- Children's guardians can be surviving parents, relatives or friends of the family.Mimi Haddon/Lifesize/Getty Images
The 18th Judicial Circuit Seminole County, Florida, defines a guardian as a person appointed by the court "to act on behalf of a ward's person, property, or both." That definition is limited to court-appointed guardianship. Biological parents, the mother and father, jointly are natural guardians of their own children, according to the Florida statutes. - In the event one parent dies, the surviving parent remains the sole natural guardian even if she decides to marry again. But if both parents are alive and the marriage is dissolved, the guardianship belongs to the parent who has been given custody. Where the custody is shared, both parents will continue to be guardians. Unless overturned by the courts, the mother in Florida has guardianship for any child born out of wedlock and is entitled to primary residential care and custody of the child. The natural guardian has authority to handle financial or personal property from an estate or trust on behalf of minor children.

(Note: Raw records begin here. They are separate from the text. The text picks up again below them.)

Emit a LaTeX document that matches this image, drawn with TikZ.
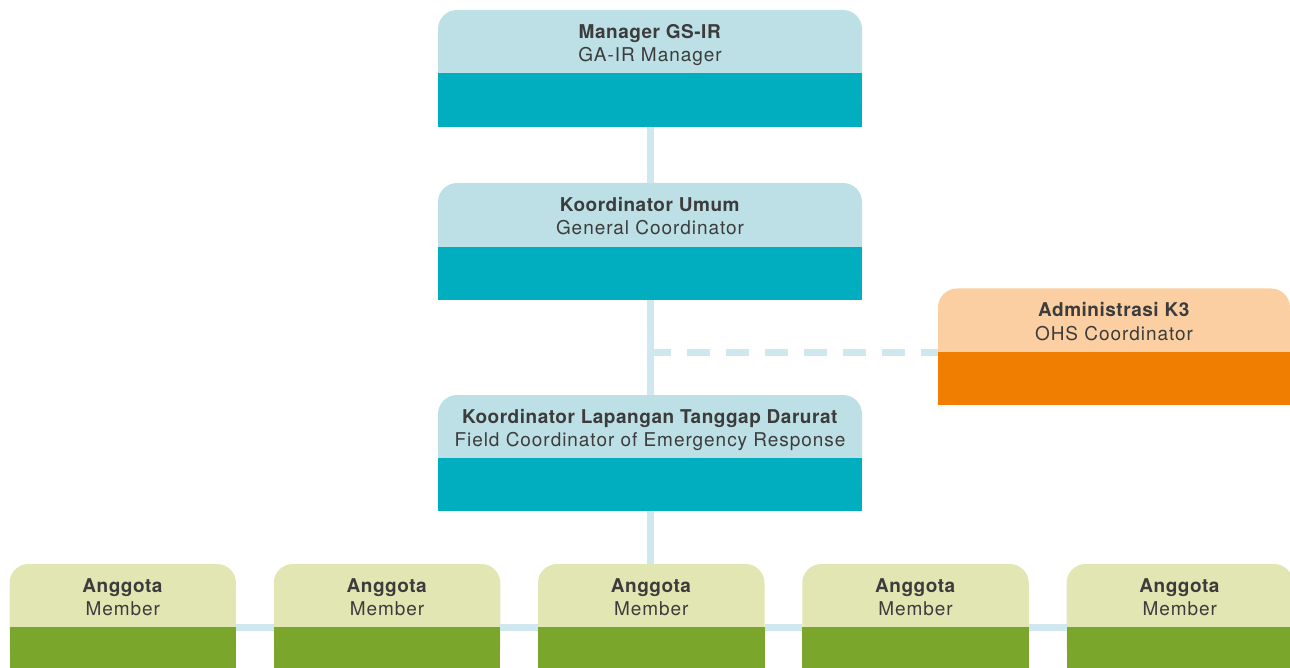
\documentclass[tikz,border=0pt]{standalone}
\usepackage{fontspec}
\setmainfont{TeX Gyre Heros}[LetterSpace=5,BoldFeatures={LetterSpace=2.7}]
\definecolor{tealL}{HTML}{BCE0E5}
\definecolor{tealD}{HTML}{00AEBF}
\definecolor{orangeL}{HTML}{FBCFA1}
\definecolor{orangeD}{HTML}{F07E00}
\definecolor{greenL}{HTML}{E2E6B2}
\definecolor{greenD}{HTML}{7BA62C}
\definecolor{lineC}{HTML}{CFE7EE}
\definecolor{txtC}{HTML}{3C3C3C}
\tikzset{
  boxbg/.style={rectangle, rounded corners=19pt, inner sep=0pt, outer sep=0pt, draw=none},
  boxdark/.style={rectangle, inner sep=0pt, outer sep=0pt, draw=none},
  lbl/.style={align=center, inner sep=0pt, text=txtC, font=\fontsize{19}{23.4}\selectfont, anchor=base},
  conn/.style={draw=lineC, line width=7pt},
  dashconn/.style={draw=lineC, line width=7pt, dash pattern=on 23pt off 16pt},
}
\begin{document}
\begin{tikzpicture}[x=1pt, y=-1pt]
\useasboundingbox (0,0) rectangle (1290,668);
% Boxes
\node[boxbg, fill=tealL, minimum width=424pt, minimum height=117pt] (mgr) at (650,68.5) {};
\node[boxdark, fill=tealD, minimum width=424pt, minimum height=53.5pt] (mgrd) at (650,100.25) {};
\node[boxbg, fill=tealL, minimum width=424pt, minimum height=117pt] (umum) at (650,241.5) {};
\node[boxdark, fill=tealD, minimum width=424pt, minimum height=53pt] (umumd) at (650,273.5) {};
\node[boxbg, fill=orangeL, minimum width=352pt, minimum height=116.5pt] (adm) at (1114,346.75) {};
\node[boxdark, fill=orangeD, minimum width=352pt, minimum height=53pt] (admd) at (1114,378.5) {};
\node[boxbg, fill=tealL, minimum width=424pt, minimum height=116pt] (fld) at (650,453) {};
\node[boxdark, fill=tealD, minimum width=424pt, minimum height=53pt] (fldd) at (650,484.5) {};
\foreach \i/\cx in {1/122.75,2/387,3/651.25,4/915.5,5/1179.75}{
  \node[boxbg, fill=greenL, minimum width=226.5pt, minimum height=104pt] (m\i) at (\cx,616) {};
  \node[boxdark, fill=greenD, minimum width=226.5pt, minimum height=41pt] (m\i d) at (\cx,647.5) {};
}
% Connectors
\draw[conn] (mgrd.south) -- (umum.north);
\draw[conn] (umumd.south) -- (fld.north);
\draw[conn] (fldd.south) -- (fldd.south |- m3.north);
\coordinate (dj) at ([xshift=-2pt]umumd.south |- admd.north west);
\draw[dashconn] (dj) -- (admd.north west);
\draw[conn] (m1d.north east) -- (m2d.north west);
\draw[conn] (m2d.north east) -- (m3d.north west);
\draw[conn] (m3d.north east) -- (m4d.north west);
\draw[conn] (m4d.north east) -- (m5d.north west);
% Labels
\node[lbl] (mgrt) at (650,61.7) {\textbf{Manager GS-IR}\\GA-IR Manager};
\node[lbl] (umumt) at (650,234.5) {\textbf{Koordinator Umum}\\General Coordinator};
\node[lbl] (admt) at (1114,340.2) {\textbf{Administrasi K3}\\OHS Coordinator};
\node[lbl] (fldt) at (650,446.7) {\textbf{Koordinator Lapangan Tanggap Darurat}\\Field Coordinator of Emergency Response};
\foreach \i/\cx in {1/122.75,2/387,3/651.25,4/915.5,5/1179.75}{
  \node[lbl] (m\i t) at (\cx,615.7) {\textbf{Anggota}\\Member};
}
\end{tikzpicture}
\end{document}
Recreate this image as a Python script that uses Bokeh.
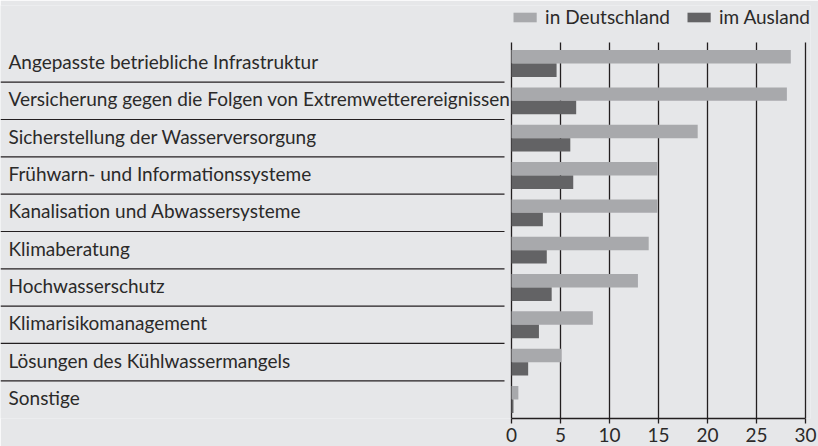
from bokeh.plotting import figure
from bokeh.models import Range1d, LinearAxis, Legend, LegendItem, FixedTicker, ColumnDataSource, Grid
from bokeh.embed import file_html
from bokeh.resources import INLINE
from bokeh.core.properties import value

# ---- data ----
categories = [
    "Angepasste betriebliche Infrastruktur",
    "Versicherung gegen die Folgen von Extremwetterereignissen",
    "Sicherstellung der Wasserversorgung",
    "Frühwarn- und Informationssysteme",
    "Kanalisation und Abwassersysteme",
    "Klimaberatung",
    "Hochwasserschutz",
    "Klimarisikomanagement",
    "Lösungen des Kühlwassermangels",
    "Sonstige",
]
deutschland = [28.5, 28.1, 19.0, 14.9, 14.9, 14.0, 12.9, 8.3, 5.1, 0.7]
ausland = [4.6, 6.6, 6.0, 6.3, 3.2, 3.6, 4.1, 2.8, 1.7, 0.2]
series_names = ["in Deutschland", "im Ausland"]
x_ticks = [0, 5, 10, 15, 20, 25, 30]

# ---- style ----
BG = "#e6e7e9"
C_DE = "#a8a9ac"
C_AU = "#636365"
DARK = "#231f20"
TEXT = "#2b2a29"
FONT = "Lato"

W, H = 818, 446
X0, X1 = -52.143, 30.51          # frame: left edge of figure to 8px before right edge
Y_TOP, Y_BOTTOM = -1.554, 9.51   # row i centred at y = i
GRID_TOP = -0.5625
SEP_END = -0.714
BAR_H = 0.36

n = len(categories)
rows = list(range(n))

p = figure(width=W, height=H,
           x_range=Range1d(X0, X1), y_range=Range1d(Y_BOTTOM, Y_TOP),
           x_axis_type=None, y_axis_type=None,
           output_backend="svg", toolbar_location=None,
           min_border_left=0, min_border_right=8, min_border_top=5, min_border_bottom=28,
           background_fill_color=BG, border_fill_color=BG, outline_line_color=None)

ticker = FixedTicker(ticks=x_ticks)

grid = Grid(dimension=0, ticker=ticker, grid_line_color=DARK, grid_line_width=1.3,
            bounds=(0, 30), cross_bounds=(GRID_TOP, Y_BOTTOM))
p.add_layout(grid)

axis = LinearAxis(ticker=ticker, bounds=(0, 30),
                  axis_line_color=DARK, axis_line_width=1.3,
                  major_tick_line_color=DARK, major_tick_line_width=1.3,
                  major_tick_in=0, major_tick_out=5, minor_tick_out=0, minor_tick_in=0,
                  major_label_standoff=4,
                  major_label_text_font=FONT, major_label_text_font_size="19px",
                  major_label_text_color=TEXT)
p.add_layout(axis, "below")

src = ColumnDataSource(dict(
    y_de=[r - BAR_H / 2 for r in rows],
    y_au=[r + BAR_H / 2 for r in rows],
    de=deutschland, au=ausland,
))
r_de = p.hbar(y="y_de", right="de", left=0, height=BAR_H, source=src,
              fill_color=C_DE, line_color=None)
r_au = p.hbar(y="y_au", right="au", left=0, height=BAR_H, source=src,
              fill_color=C_AU, line_color=None)

# category labels
p.text(x=[X0] * n, y=rows, text=categories, x_offset=8, y_offset=-2,
       text_font=value(FONT), text_font_size="19px",
       text_baseline="middle", text_align="left", text_color=TEXT)

# separators between rows
seps = [r + 0.5 for r in rows[:-1]]
p.segment(x0=[X0] * len(seps), y0=seps, x1=[SEP_END] * len(seps), y1=seps,
          line_color=DARK, line_width=1.2)

legend = Legend(items=[LegendItem(label=series_names[0], renderers=[r_de]),
                       LegendItem(label=series_names[1], renderers=[r_au])],
                orientation="horizontal", location="top_right",
                margin=0, padding=0, spacing=14,
                glyph_width=29, glyph_height=12, label_standoff=6,
                label_text_font=FONT, label_text_font_size="19px",
                label_text_color=TEXT,
                background_fill_alpha=0, border_line_alpha=0)
p.add_layout(legend)

open("out.html", "w").write(file_html(p, INLINE))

- Courts can also grant guardianship in several ways, one of which is limited. This guardianship is used when a person does not have the full capacity to care for himself or his property or after the person voluntarily petitions the court for the appointment of a limited guardianship. When this happens, the court-appointed guardian only exercises the legal rights and power as specifically designated.
The court can also impose plenary guardianship, which gives the guardian more powers. This arrangement is granted when a person is unable to perform all of the tasks of caring for herself or property. The guardian will have delegable legal rights to function on behalf of the petitioner. - If a person is mentally incompetent in Florida, either because of age or physical infirmity, and needs help to manage property, he can petition the court to "establish voluntary guardianship of the property," according to the law. The petitioner must present a certificate from a physician confirming incompetence to manage his personal or business affairs. Then the court will appoint a guardian who will have authority to manage the petitioner's property. The guardian in his annual report to the court must include a certificate from a physician who examined the ward less than 90 days prior to filing.
- Any resident of Florida above the age of 18 can qualify to be a guardian. A person who lives out of the state qualifies for guardianship if he is related by blood, adoption or law to the patient. Unless the court can determine there is no conflict of interest, the ward's employer and any person who provides substantial professional or business service is excluded from guardianship. Felonies are also not allowed.